Score: 1

ConMax: Confidence-Maximizing Compression for Efficient Chain-of-Thought Reasoning

Published: January 8, 2026 | arXiv ID: 2601.04973v1

By: Minda Hu , Zexuan Qiu , Zenan Xu and more

BigTech Affiliations: Tencent

Potential Business Impact:

Makes smart computers think less, faster.

Business Areas:

Artificial Intelligence Artificial Intelligence, Data and Analytics, Science and Engineering, Software

Recent breakthroughs in Large Reasoning Models (LRMs) have demonstrated that extensive Chain-of-Thought (CoT) generation is critical for enabling intricate cognitive behaviors, such as self-verification and backtracking, to solve complex tasks. However, this capability often leads to ``overthinking'', where models generate redundant reasoning paths that inflate computational costs without improving accuracy. While Supervised Fine-Tuning (SFT) on reasoning traces is a standard paradigm for the 'cold start' phase, applying existing compression techniques to these traces often compromises logical coherence or incurs prohibitive sampling costs. In this paper, we introduce ConMax (Confidence-Maximizing Compression), a novel reinforcement learning framework designed to automatically compress reasoning traces while preserving essential reasoning patterns.

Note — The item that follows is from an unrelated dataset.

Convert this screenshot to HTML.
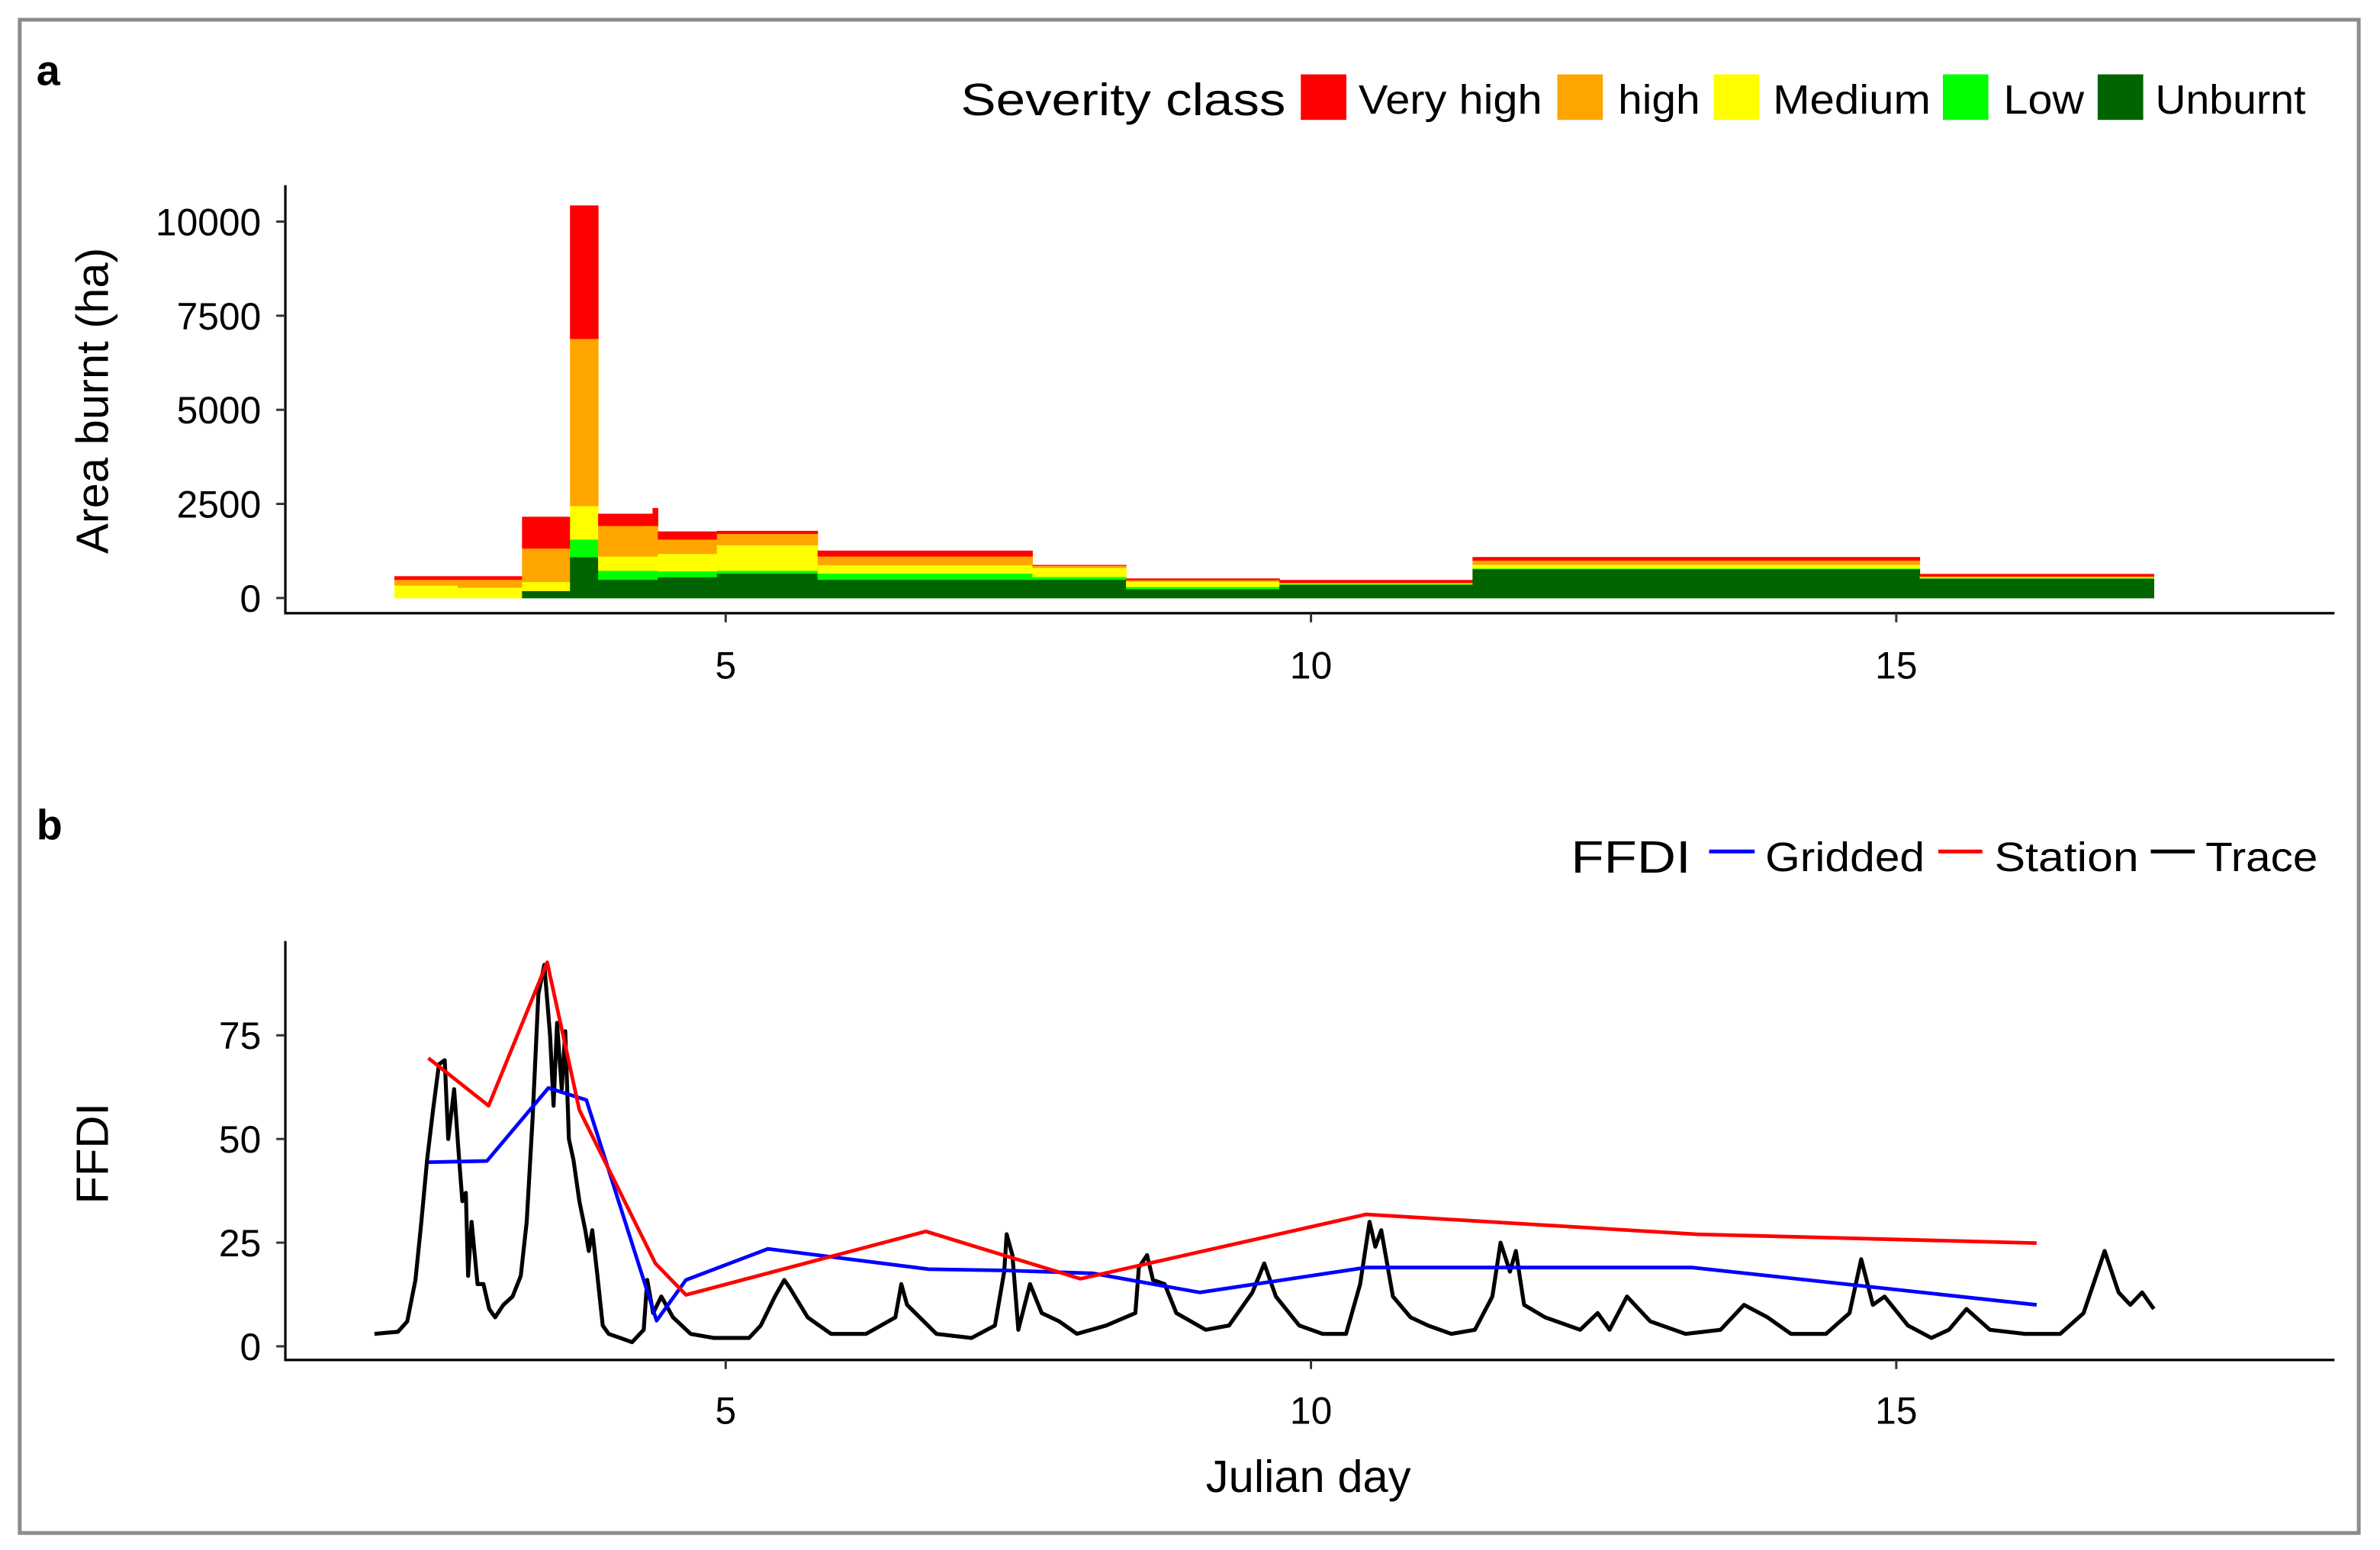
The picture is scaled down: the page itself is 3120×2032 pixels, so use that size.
<!DOCTYPE html>
<html><head><meta charset="utf-8"><style>
html,body{margin:0;padding:0;background:#fff}
svg{display:block}
text{font-family:"Liberation Sans",Arial,sans-serif;fill:#000}
</style></head><body>
<svg id="chart" width="3120" height="2032" viewBox="0 0 1568 1021.2" preserveAspectRatio="none" xmlns="http://www.w3.org/2000/svg">
<rect x="0" y="0" width="1568" height="1022" fill="#fff"/>
<rect x="13" y="13" width="1541" height="997" fill="none" stroke="#8c8c8c" stroke-width="2.5"/>
<text x="24" y="56" font-size="28" font-weight="bold">a</text>
<text x="24" y="553" font-size="28" font-weight="bold">b</text>
<g id="legendA">
<text x="633" y="76" font-size="30" textLength="214" lengthAdjust="spacingAndGlyphs">Severity class</text>
<rect x="857" y="49" width="30" height="30" fill="#ff0000"/>
<text x="895" y="75" font-size="27" textLength="121" lengthAdjust="spacingAndGlyphs">Very high</text>
<rect x="1026" y="49" width="30" height="30" fill="#ffa500"/>
<text x="1066" y="75" font-size="27" textLength="54" lengthAdjust="spacingAndGlyphs">high</text>
<rect x="1129" y="49" width="30" height="30" fill="#ffff00"/>
<text x="1168" y="75" font-size="27" textLength="104" lengthAdjust="spacingAndGlyphs">Medium</text>
<rect x="1280" y="49" width="30" height="30" fill="#00ff00"/>
<text x="1320" y="75" font-size="27" textLength="53" lengthAdjust="spacingAndGlyphs">Low</text>
<rect x="1382" y="49" width="30" height="30" fill="#006400"/>
<text x="1420" y="75" font-size="27" textLength="99" lengthAdjust="spacingAndGlyphs">Unburnt</text>
</g>
<g>
<text x="1035" y="575" font-size="30" textLength="79" lengthAdjust="spacingAndGlyphs">FFDI</text>
<line x1="1126" y1="561" x2="1156" y2="561" stroke="#0000ff" stroke-width="2.5"/>
<text x="1163" y="574" font-size="27" textLength="105" lengthAdjust="spacingAndGlyphs">Gridded</text>
<line x1="1277" y1="561" x2="1306" y2="561" stroke="#ff0000" stroke-width="2.5"/>
<text x="1314" y="574" font-size="27" textLength="95" lengthAdjust="spacingAndGlyphs">Station</text>
<line x1="1417" y1="561" x2="1446" y2="561" stroke="#000" stroke-width="2.5"/>
<text x="1453" y="574" font-size="27" textLength="74" lengthAdjust="spacingAndGlyphs">Trace</text>
</g>
<g id="plotA"></g>
<g id="plotB"></g>
</svg>
<script>
// ---- panel a data ----
const binStart = [2.17, 2.71, 3.26, 3.67, 3.91, 4.375, 4.42, 4.925, 5.785, 7.62, 8.42, 9.73, 11.38, 15.2];
const binEnd   = [2.71, 3.26, 3.67, 3.91, 4.375, 4.42, 4.925, 5.785, 7.62, 8.42, 9.73, 11.38, 15.2, 17.2];
const unburnt  = [0, 0, 190, 1090, 490, 490, 560, 655, 490, 490, 240, 360, 770, 520];
const low      = [0, 0, 0, 470, 240, 240, 155, 75, 165, 75, 60, 10, 20, 10];
const medium   = [340, 280, 240, 890, 380, 380, 465, 680, 225, 240, 140, 20, 100, 20];
const high     = [150, 210, 890, 4440, 810, 810, 380, 300, 230, 60, 40, 20, 110, 30];
const veryHigh = [90, 90, 840, 3540, 320, 470, 210, 75, 150, 15, 40, 70, 90, 60];
const yTicksA = [0, 2500, 5000, 7500, 10000];
const xTicks = [5, 10, 15];
// ---- panel b data ----
const stationDay = [2.46, 2.975, 3.475, 3.75, 4.4, 4.66, 6.71, 8.03, 10.47, 13.3, 16.2];
const stationVal = [69.5, 58, 92.6, 57, 20, 12.4, 27.7, 16.3, 31.8, 27, 24.9];
const griddedDay = [2.46, 2.96, 3.485, 3.81, 4.41, 4.66, 5.36, 6.735, 7.385, 8.135, 9.05, 10.47, 13.26, 16.2];
const griddedVal = [44.4, 44.7, 62.3, 59.4, 6.2, 16, 23.5, 18.6, 18.3, 17.6, 13, 19, 19, 10];
const traceDay = [2.0,2.2,2.28,2.35,2.4,2.45,2.5,2.55,2.6,2.63,2.68,2.72,2.75,2.78,2.8,2.83,2.88,2.93,2.98,3.03,3.1,3.18,3.25,3.3,3.35,3.4,3.45,3.5,3.53,3.56,3.6,3.63,3.66,3.7,3.75,3.8,3.83,3.86,3.9,3.95,4.0,4.1,4.2,4.3,4.33,4.38,4.45,4.55,4.7,4.9,5.2,5.3,5.42,5.5,5.55,5.7,5.9,6.2,6.45,6.5,6.55,6.8,7.1,7.3,7.38,7.4,7.45,7.5,7.6,7.7,7.85,8.0,8.25,8.5,8.53,8.6,8.65,8.75,8.85,9.1,9.3,9.5,9.6,9.7,9.9,10.1,10.3,10.42,10.5,10.55,10.6,10.7,10.85,11.0,11.2,11.4,11.55,11.62,11.7,11.75,11.82,12.0,12.3,12.45,12.55,12.7,12.9,13.2,13.5,13.7,13.9,14.1,14.4,14.6,14.7,14.8,14.9,15.1,15.3,15.45,15.6,15.8,16.1,16.4,16.6,16.78,16.9,17.0,17.1,17.2];
const traceVal = [3,3.5,6,16,30,45,57,68,69,50,62,46,35,37,17,30,15,15,9,7,10,12,17,30,55,85,92,75,58,78,62,76,50,45,35,28,23,28,18,5,3,2,1,4,16,8,12,7,3,2,2,5,12,16,14,7,3,3,7,15,10,3,2,5,18,27,22,4,15,8,6,3,5,8,19,22,16,15,8,4,5,13,20,12,5,3,3,15,30,24,28,12,7,5,3,4,12,25,18,23,10,7,4,8,4,12,6,3,4,10,7,3,3,8,21,10,12,5,2,4,9,4,3,3,8,23,13,10,13,9];
const yTicksB = [0, 25, 50, 75];

const NS = 'http://www.w3.org/2000/svg';
function el(tag, attrs, parent, txt) {
  const e = document.createElementNS(NS, tag);
  for (const k in attrs) e.setAttribute(k, attrs[k]);
  if (txt !== undefined) e.textContent = txt;
  parent.appendChild(e);
  return e;
}
const xs = d => 92.5 + d * 77.12;
const yA = v => 394 - v * 62 / 2500;
const yB = v => 887 - v * 68.3 / 25;

const gA = document.getElementById('plotA');
const layers = [unburnt, low, medium, high, veryHigh];
const colors = ['#006400', '#00ff00', '#ffff00', '#ffa500', '#ff0000'];
const lnames = ['unburnt', 'low', 'medium', 'high', 'very-high'];
for (let i = 0; i < binStart.length; i++) {
  let base = 0;
  for (let l = 0; l < layers.length; l++) {
    const v = layers[l][i];
    if (v <= 0) continue;
    const r = el('rect', {x: xs(binStart[i]), y: yA(base + v), width: xs(binEnd[i]) - xs(binStart[i]) + 0.3, height: yA(base) - yA(base + v) + 0.2, fill: colors[l]}, gA);
    
    
    base += v;
  }
}
function axes(g, top, bottom, ticksY, yf, prefix, ylabel, ylabelY, xlabY) {
  const ax = el('path', {d: `M188 ${top} V${bottom} H1538`, fill: 'none', stroke: '#000', 'stroke-width': 1.6}, g);
  
  
  ticksY.forEach(t => {
    const tk = el('line', {x1: 182, x2: 188, y1: yf(t), y2: yf(t), stroke: '#333', 'stroke-width': 1.5}, g);
    
    
    const tl = el('text', {x: 172, y: yf(t) + 9, 'font-size': 25, 'text-anchor': 'end', fill: '#333'}, g, String(t));
    
    
  });
  xTicks.forEach(t => {
    const tk = el('line', {x1: xs(t), x2: xs(t), y1: bottom, y2: bottom + 6, stroke: '#333', 'stroke-width': 1.5}, g);
    
    
    const tl = el('text', {x: xs(t), y: xlabY, 'font-size': 25, 'text-anchor': 'middle', fill: '#333'}, g, String(t));
    
    
  });
  const yl = el('text', {x: 0, y: 0, 'font-size': 30, 'text-anchor': 'middle', transform: `translate(71 ${ylabelY}) rotate(-90)`}, g, ylabel);
  
  
}
axes(gA, 122, 404, yTicksA, yA, 'panel-a', 'Area burnt (ha)', 264, 447);

const gB = document.getElementById('plotB');
axes(gB, 620, 896, yTicksB, yB, 'panel-b', 'FFDI', 760, 938);
const xl = el('text', {x: 862, y: 983, 'font-size': 30, 'text-anchor': 'middle'}, gB, 'Julian day');


function line(days, vals, color, w, name) {
  const pts = days.map((d, i) => xs(d).toFixed(1) + ',' + yB(vals[i]).toFixed(1)).join(' ');
  const p = el('polyline', {points: pts, fill: 'none', stroke: color, 'stroke-width': w, 'stroke-linejoin': 'round'}, gB);
  
  
}
line(traceDay, traceVal, '#000', 2.6, 'trace-line');
line(griddedDay, griddedVal, '#0000ff', 2.4, 'gridded-line');
line(stationDay, stationVal, '#ff0000', 2.4, 'station-line');
</script>
</body></html>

ConMax formulates compression as a reward-driven optimization problem, training a policy to prune redundancy by maximizing a weighted combination of answer confidence for predictive fidelity and thinking confidence for reasoning validity through a frozen auxiliary LRM. Extensive experiments across five reasoning datasets demonstrate that ConMax achieves a superior efficiency-performance trade-off. Specifically, it reduces inference length by 43% over strong baselines at the cost of a mere 0.7% dip in accuracy, proving its effectiveness in generating high-quality, efficient training data for LRMs.